John Hayward

FEW Tasmanians seem excited that the state may be hosting the most colossal sting in Australian history. The alarm bell is the “Long Term Pulp Supply Agreement” (LTPSA) of 18 October 2007 between Forestry Tasmania and Gunns Ltd. The pact has attracted amazingly little public attention, despite its potential to privatise a vast portion of public land at a vast expense to the public.
The agreement does not appear to require Gunns to even build the mill to make a killing. If the mill is not built, the LTPSA can only be terminated on acceptance of new terms agreed upon by BOTH Gunns and FT. To satisfy both parties, these terms will doubtless include pricing no less favourable to the buyer than the original – i.e. prices on fixed increases that will likewise be less than inflation, and which will encourage the continued logging of native forest over plantation for all 20 years of the LTPSA.

It states at Cl 3.5 that Gunns may process wood they have purchased as pulpwood for any purpose the wish. Given that forestry researcher Judith Ajani has estimated that 50% of the wood Gunns presently chips is suitable for milling and other value-adding, this looks like a windfall.

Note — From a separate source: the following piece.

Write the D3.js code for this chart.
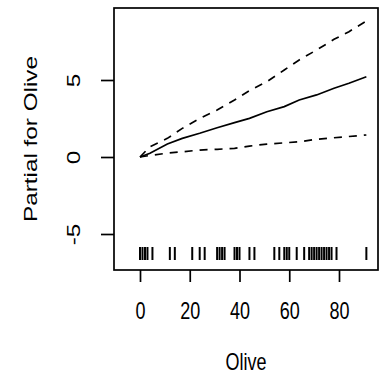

The most alarming provisions lie rather innocuously in cl 7, dealing with “Road responsibilities and transfers”. The first sentence of the first dot point makes Gunns “responsible” for new roading within the “Stumpage Zone”, which appears to be still indeterminate and largely unlimited except for some specified areas of plantation not wholly owned by Gunns (“Mill Door” zones). In the Stumpage Zone, “the parties will review ownership of the existing roads associated with the new roads and effect transfers of ownership if they agree terms. This will likely see a gradual change in road ownership across the stumpage zone”. In short, this means the transfer of ownership of present and future roading in State Forest to Gunns on unspecified terms.

The second dot point under Cl 7 is even scarier.

” The parties agree to work together to further consider and advise, by December 2008 on a plan to rationalise road assets with a view to keeping harvesting and roading with the same entity in each of the respective supply zones.”.

Put simply, it means the transfer of State Forest and and its roading to Gunns Ltd on terms agreed between Gunns and Bob Gordon.

No terms are specified, but we may draw some pointers from the great “Land Swap” agreement of 1997, wherein nearly 78,000 ha of FT plantation was deeded to FT as freehold, or private land, on the understanding that they would pay for it by surrendering freehold FT land of equal value back to the state. As they had never owned anything close to this much worth of private land, It is not surprising that neither FT nor the State Government have ever produced any evidence of where the surrendered land is.

On the evidence, the “Land Swap” would appear to have cost the Tasmanian taxpayer at least $200,000,000 in public plantation given away. Under the terms of the LTPSA, that figure could turn out to be chickenfeed.